Confusing documentation on hyperparameters

cornellius-gp / gpytorch

A highly efficient implementation of Gaussian Processes in PyTorch

MIT License

3.53k stars 556 forks source link

Confusing documentation on hyperparameters #1413

Closed BrunoMorabito closed 3 years ago

BrunoMorabito commented 3 years ago

I find the documentation on the hyperparameters a bit confusing. For example, I quote

"The most important thing to note here is that the actual learned parameters of the model are things like raw_noise, raw_outputscale, raw_lengthscale, etc. "

so it sounds like the actual parameters are the raw parameters but it then continues with:

"The reason for this is that these parameters must be positive. This brings us to our next topic for parameters: constraints, and the difference between raw parameters and actual parameters."

that sounds like there is a difference between the two.

At the end of the day, I am interested in getting the learned parameters because I want to use them in my covariance function, but I still don't get where I find them

KeAWang commented 3 years ago

This notebook explains the difference between raw parameters and parameters: https://github.com/cornellius-gp/gpytorch/blob/master/examples/00_Basic_Usage/Hyperparameters.ipynb

We do a positive transformation of the raw unconstrained parameters to obtain the positive parameters. Usually the transform is the soft plus function log(1+e^x).
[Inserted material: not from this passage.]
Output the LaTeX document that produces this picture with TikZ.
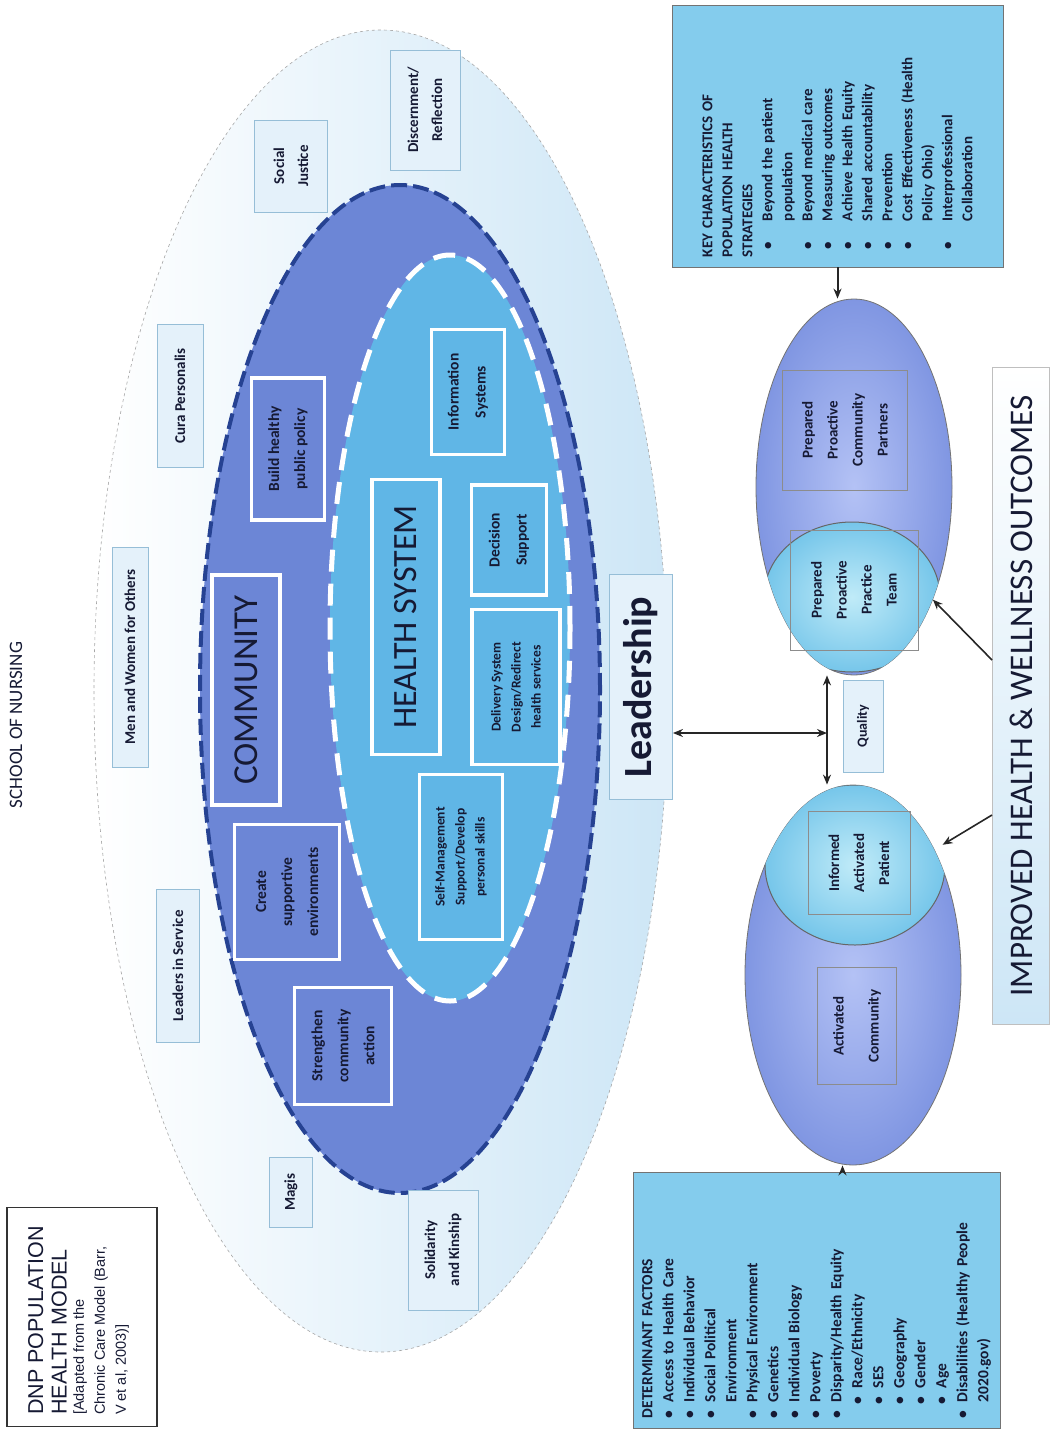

BrunoMorabito commented 3 years ago

Thanks for the quick answer. The notebook is the same used for creating the documentation though, so I am still a bit confused.

My understanding is that you run an unconstrained optimization to find the hyperparameters and then you make sure that the parameters respect the constraints by applying some transformation, is that correct? So the transformed parameters are the one actually entering the kernel.

gpleiss commented 3 years ago

My understanding is that you run an unconstrained optimization to find the hyperparameters and then you make sure that the parameters respect the constraints by applying some transformation, is that correct? So the transformed parameters are the one actually entering the kernel.

Yes. That is correct. Gradient-based optimization is applied to the (unconstrained) raw_lengthscale. kernel.lengthscale is equal to softplus(kernel.raw_lengthscale).

BrunoMorabito commented 3 years ago

great, thanks!